У поэта Михаила Пилипенко, автора «Уральской рябинушки», есть стихи, которые в моей памяти начинают звучать всякий раз, когда в первом мартеновском цехе иду по пролету, вижу усталые, потные, но озаренные большим подъемом души лица Василия Кирнева, Валерия Лысенко, Анатолия Романова, Антона Ракицкого. Представляю среди них Бориса: из-под каски – светлые кудри и веселые глаза, как на фото:
Говорят, половину на плавку идущего жара
Печь берет у сверкающих глаз сталевара,
Что тогда лишь получится сталь хороша,
Если сильная вложена в плавку душа.
Но еще, не шутя, сталевар мне однажды сказал,
Что хорошую песню кладет он в хороший металл.
Душу Борис, несомненно, вкладывал в свой труд. Отсюда и желание больше знать, не отстать от времени, а обогнать его, стремление совершенствовать производство. Так обстояло дело с душой. Ну, а песня? Какой она была у Бориса, о чем?
ВЫСОТА
«Мне иногда задают вопрос: почему я, сталевар, пошел в вуз не по профилю?.. Собственно, со своей мечтой я не расставался никогда. На книжной полке у меня можно было увидеть литературу об авиации и космонавтике (как, впрочем, сейчас можно увидеть тома по металлургии)».
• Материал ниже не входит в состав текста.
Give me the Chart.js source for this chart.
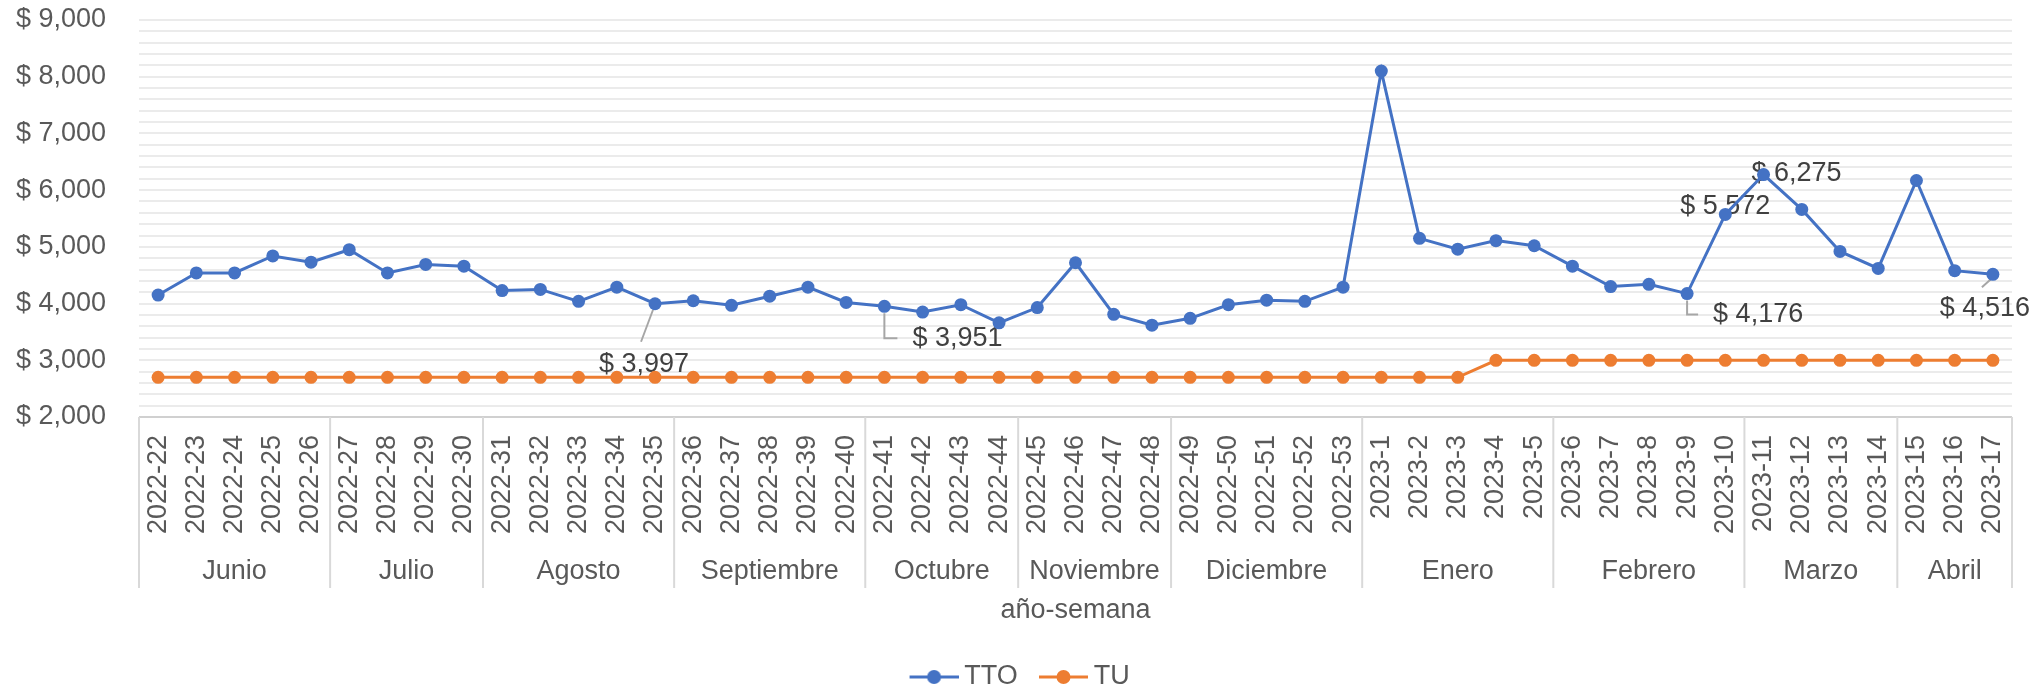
<!DOCTYPE html>
<html>
<head>
<meta charset="utf-8">
<script src="https://cdn.jsdelivr.net/npm/chart.js@4.4.0/dist/chart.umd.min.js"></script>
<style>
  html, body { margin: 0; padding: 0; background: #fff; }
  #wrap { width: 2044px; height: 692px; }
</style>
</head>
<body>
<div id="wrap"><canvas id="chart" width="2044" height="692"></canvas></div>
<script>
const weeks = [
    '2022-22', '2022-23', '2022-24', '2022-25', '2022-26', '2022-27', '2022-28', '2022-29', '2022-30',
    '2022-31', '2022-32', '2022-33', '2022-34', '2022-35', '2022-36', '2022-37', '2022-38', '2022-39',
    '2022-40', '2022-41', '2022-42', '2022-43', '2022-44', '2022-45', '2022-46', '2022-47', '2022-48',
    '2022-49', '2022-50', '2022-51', '2022-52', '2022-53', '2023-1', '2023-2', '2023-3', '2023-4',
    '2023-5', '2023-6', '2023-7', '2023-8', '2023-9', '2023-10', '2023-11', '2023-12', '2023-13',
    '2023-14', '2023-15', '2023-16', '2023-17'
];
const months = ['Junio', 'Julio', 'Agosto', 'Septiembre', 'Octubre', 'Noviembre', 'Diciembre', 'Enero', 'Febrero', 'Marzo', 'Abril'];
const monthWeeks = [5, 4, 5, 5, 4, 4, 5, 5, 5, 4, 3];

const tto = [
    4150, 4540, 4540, 4840, 4730, 4950, 4540, 4690, 4660,
    4230, 4250, 4040, 4290, 3997, 4050, 3970, 4130, 4290,
    4020, 3951, 3850, 3980, 3660, 3930, 4720, 3810, 3620,
    3740, 3980, 4060, 4040, 4290, 8100, 5150, 4960, 5110,
    5020, 4660, 4300, 4340, 4176, 5572, 6275, 5660, 4920,
    4620, 6170, 4580, 4516
];
const tu = [
    2700, 2700, 2700, 2700, 2700, 2700, 2700, 2700, 2700,
    2700, 2700, 2700, 2700, 2700, 2700, 2700, 2700, 2700,
    2700, 2700, 2700, 2700, 2700, 2700, 2700, 2700, 2700,
    2700, 2700, 2700, 2700, 2700, 2700, 2700, 2700, 3000,
    3000, 3000, 3000, 3000, 3000, 3000, 3000, 3000, 3000,
    3000, 3000, 3000, 3000
];

const FONT = '"Liberation Sans", Arial, sans-serif';
const TEXT = '#595959';
const BLUE = '#4472C4';
const ORANGE = '#ED7D31';

Chart.defaults.font.family = FONT;
Chart.defaults.font.size = 27;
Chart.defaults.color = TEXT;

// etiquetas de datos con linea guia (offsets relativos al punto)
const callouts = {
    13: { dx: -11, dy: 61, align: 'center', leader: [[-14, 38], [-2, 6]] },
    19: { dx: 28, dy: 32, align: 'left', leader: [[0, 7], [0, 32], [13, 32]] },
    40: { dx: 26, dy: 21, align: 'left', leader: [[0, 7], [0, 21], [11, 21]] },
    41: { dx: 0, dy: -8, align: 'center' },
    42: { dx: 33, dy: -1, align: 'center' },
    48: { dx: -8, dy: 34, align: 'center', leader: [[-11, 13], [-1, 4]] }
};

const calloutPlugin = {
    id: 'callouts',
    beforeDatasetsDraw(chart) {
        const ctx = chart.ctx;
        const pts = chart.getDatasetMeta(0).data;
        ctx.save();
        ctx.font = '27px ' + FONT;
        ctx.fillStyle = '#404040';
        ctx.textBaseline = 'middle';
        ctx.strokeStyle = '#a6a6a6';
        ctx.lineWidth = 2;
        Object.keys(callouts).forEach(k => {
            const c = callouts[k];
            const p = pts[k];
            if (c.leader) {
                ctx.beginPath();
                c.leader.forEach((q, i) => {
                    if (i == 0) ctx.moveTo(p.x + q[0], p.y + q[1]);
                    else ctx.lineTo(p.x + q[0], p.y + q[1]);
                });
                ctx.stroke();
            }
            ctx.textAlign = c.align;
            ctx.fillText('$ ' + tto[k].toLocaleString('en-US'), p.x + c.dx, p.y + c.dy);
        });
        ctx.restore();
    }
};

// meses agrupados bajo las semanas
const monthPlugin = {
    id: 'monthGroups',
    afterDraw(chart) {
        const x = chart.scales.x;
        const ctx = chart.ctx;
        const top = chart.chartArea.bottom;
        const half = (x.getPixelForValue(1) - x.getPixelForValue(0)) / 2;
        const edge = i => x.getPixelForValue(i) - half;
        ctx.save();
        ctx.strokeStyle = '#d9d9d9';
        ctx.lineWidth = 2;
        ctx.font = '27px ' + FONT;
        ctx.fillStyle = TEXT;
        ctx.textAlign = 'center';
        ctx.textBaseline = 'middle';
        const vline = px => {
            ctx.beginPath();
            ctx.moveTo(px, top);
            ctx.lineTo(px, top + 171);
            ctx.stroke();
        };
        let start = 0;
        vline(edge(0));
        months.forEach((m, k) => {
            const end = start + monthWeeks[k];
            vline(edge(end));
            ctx.fillText(m, (edge(start) + edge(end)) / 2, top + 155);
            start = end;
        });
        ctx.restore();
    }
};

// icono de leyenda: linea con punto, con margen transparente a la izquierda
function legendIcon(color) {
    const c = document.createElement('canvas');
    c.width = 68;
    c.height = 18;
    const g = c.getContext('2d');
    g.strokeStyle = color;
    g.lineWidth = 3;
    g.beginPath();
    g.moveTo(19, 9);
    g.lineTo(68, 9);
    g.stroke();
    g.fillStyle = color;
    g.beginPath();
    g.arc(43.5, 9, 7, 0, Math.PI * 2);
    g.fill();
    return c;
}
const icons = [legendIcon(BLUE), legendIcon(ORANGE)];

const ctx = document.getElementById('chart').getContext('2d');

const chart = new Chart(ctx, {
    type: 'line',
    data: {
        labels: weeks,
        datasets: [
            {
                label: 'TTO',
                data: tto,
                borderColor: BLUE,
                backgroundColor: BLUE,
                borderWidth: 3,
                pointRadius: 6.5,
                pointBorderWidth: 0,
                pointStyle: 'circle'
            },
            {
                label: 'TU',
                data: tu,
                borderColor: ORANGE,
                backgroundColor: ORANGE,
                borderWidth: 3,
                pointRadius: 6.5,
                pointBorderWidth: 0,
                pointStyle: 'circle'
            }
        ]
    },
    options: {
        responsive: false,
        animation: false,
        layout: {
            padding: { top: 20, right: 32, bottom: -8.5, left: 16 }
        },
        plugins: {
            tooltip: { enabled: false },
            legend: {
                position: 'bottom',
                labels: {
                    usePointStyle: true,
                    pointStyleWidth: 52.5,
                    boxHeight: 18,
                    padding: 10,
                    color: TEXT,
                    font: { size: 27 },
                    generateLabels(chart) {
                        const items = Chart.defaults.plugins.legend.labels.generateLabels(chart);
                        items.forEach((it, i) => { it.pointStyle = icons[i]; });
                        return items;
                    }
                }
            }
        },
        scales: {
            x: {
                offset: true,
                grid: { display: false, drawTicks: false },
                border: { display: false },
                ticks: {
                    autoSkip: false,
                    minRotation: 90,
                    maxRotation: 90,
                    padding: 18,
                    color: TEXT
                },
                title: {
                    display: true,
                    text: 'año-semana',
                    color: TEXT,
                    padding: { top: 42, bottom: 27 }
                }
            },
            y: {
                min: 2000,
                max: 9000,
                afterFit(scale) { scale.width = 123; },
                border: { display: false },
                grid: {
                    drawTicks: false,
                    lineWidth: 2,
                    color: c => c.tick && c.tick.value === 2000 ? '#d0d0d0' : '#ebebeb'
                },
                ticks: {
                    stepSize: 200,
                    autoSkip: false,
                    padding: 0,
                    crossAlign: 'far',
                    color: TEXT,
                    callback: v => v % 1000 === 0 ? '$ ' + v.toLocaleString('en-US') : ''
                }
            }
        }
    },
    plugins: [calloutPlugin, monthPlugin]
});
</script>
</body>
</html>
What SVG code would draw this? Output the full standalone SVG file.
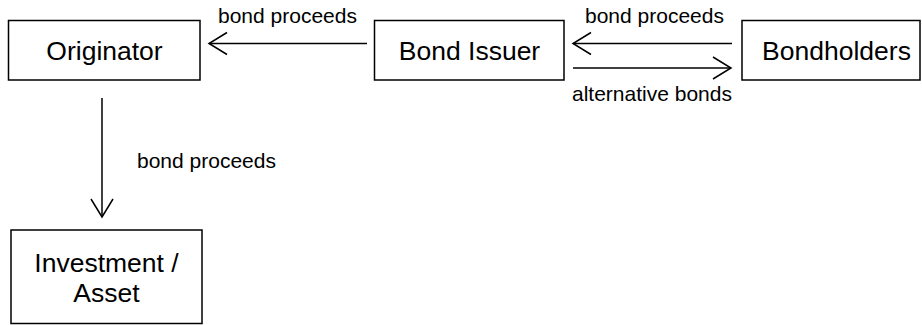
<svg xmlns="http://www.w3.org/2000/svg" width="922" height="325" viewBox="0 0 922 325">
  <style>
    .box { fill: #ffffff; stroke: #000000; stroke-width: 1.5; }
    .name { font-family: "Liberation Sans", Arial, sans-serif; font-size: 26.5px; fill: #000000; text-anchor: middle; }
    .label { font-family: "Liberation Sans", Arial, sans-serif; font-size: 21px; fill: #000000; }
    .flow { stroke: #000000; stroke-width: 1.5; fill: none; marker-end: url(#head); }
  </style>
  <defs>
    <marker id="head" markerUnits="userSpaceOnUse" markerWidth="24" markerHeight="26" viewBox="-20 -13 24 26" refX="0" refY="0" orient="auto">
      <path d="M-18,-11 L0,0 L-18,11" fill="none" stroke="#000000" stroke-width="1.5"/>
    </marker>
  </defs>
  <rect width="922" height="325" fill="#ffffff"/>

  <g id="originator">
    <rect class="box" x="8.5" y="20.5" width="191.5" height="59.5"/>
    <text class="name" x="104.5" y="60">Originator</text>
  </g>
  <g id="bond-issuer">
    <rect class="box" x="374.5" y="20.5" width="189.5" height="59.5"/>
    <text class="name" x="469.5" y="60">Bond Issuer</text>
  </g>
  <g id="bondholders">
    <rect class="box" x="742" y="20.5" width="178" height="59.5"/>
    <text class="name" x="836.5" y="60">Bondholders</text>
  </g>
  <g id="investment-asset">
    <rect class="box" x="11" y="230" width="191" height="93.5"/>
    <text class="name" x="106.5" y="272">Investment /</text>
    <text class="name" x="106.5" y="302">Asset</text>
  </g>

  <g id="connectors">
    <line class="flow" x1="367" y1="43.5" x2="209" y2="43.5"/>
    <line class="flow" x1="732" y1="43.5" x2="573" y2="43.5"/>
    <line class="flow" x1="573" y1="68" x2="731" y2="68"/>
    <line class="flow" x1="102" y1="98" x2="102" y2="217"/>
    <text class="label" x="218" y="23">bond proceeds</text>
    <text class="label" x="585" y="23">bond proceeds</text>
    <text class="label" x="572" y="101">alternative bonds</text>
    <text class="label" x="137" y="168">bond proceeds</text>
  </g>
</svg>
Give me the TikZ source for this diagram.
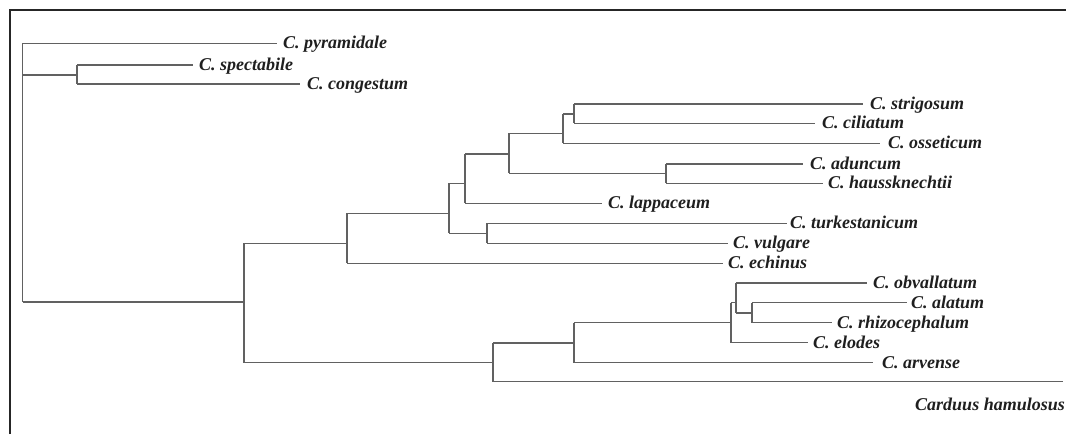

За записями в блокнотах вижу фотографии. В доме по улице Правды их много, разных. Близнецы Игорь и Олег рассматривали тогда их вместе со мной. «Папа строит нам ракету», – поясняли. А на фотографиях кудрявый мальчуган с моделью самолета, он же с другими такими же авиамоделистами на поле. А вот уже юноша в комбинезоне, у самолета, на крыле его, и последняя – летчик, облокотившийся на фонарь своей машины.